Finding a solution through patience

For those that know me and follow my other channels of interest, Mudlarking is one of my pursuits. By definition, a Mudlark is someone who would search the muddy shores of the River Thames at low tide for anything that could be sold. To become a Mudlark was a choice dictated by poverty of lack of skills. Well, there’s a lot to it. I have dug the shores in London a few times and found remarkable things (mostly broken pottery, no Elizabethan jewelry yet). A few years ago, I did document one of the sessions in a purposefully, plain manner on a neutral background to concentrate on shape and form. It was a great exercise as a photographer – how best to photograph an array of odds, to make sense as a whole?

A recent Mudlark on the banks of the Delaware River unearthed handfuls of spark plugs, and ceramic bits of old electrical equipment. This pursuit, despite the excitement of finding something unusual, does make you think about recycling, and illegal dumping – if not littering apathy.

I wanted to photograph this set differently than I had in the past. I tried many different backgrounds: a plain light brown card, a very old wooden floorboard, black velvet. None of it worked. Sometimes finding the right background for the object is more difficult than making the photograph itself – if it isn’t immediately obvious. I settled on using my worn out shop stool as the background, needing the bright color and distressed paint to enhance the plain white ceramic parts. It seemed fitting for this.

These are all natural light images, only using a diffuser on the south facing window and a white board to bounce more light on one side. The best light, truly is natural light.

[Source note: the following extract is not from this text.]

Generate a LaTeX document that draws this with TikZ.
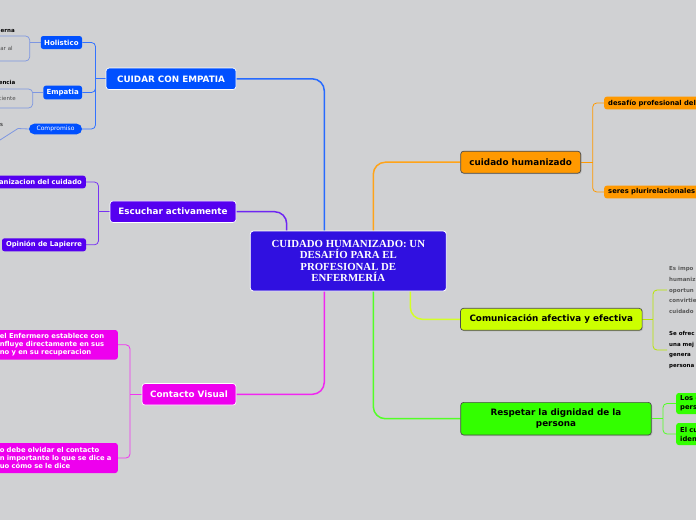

One of my favorite finds was the old A-Treat twist off bottle, filled with river mud and a plant growing out of it. The type reads, NO DEPOSIT on one face, and NO REFUND on the other.

So how best to display all the finds when all are of a different scale, texture, lightness, darkness, matte or glazed finish? Perhaps in a mason jar filled with water. Admittedly, an above view of all the geometry tells the story quickly.

If you ever thought product photography was simple, it really isn’t. Whether the product is a relic or is new, much thinking goes into the what and why for the image to make sense.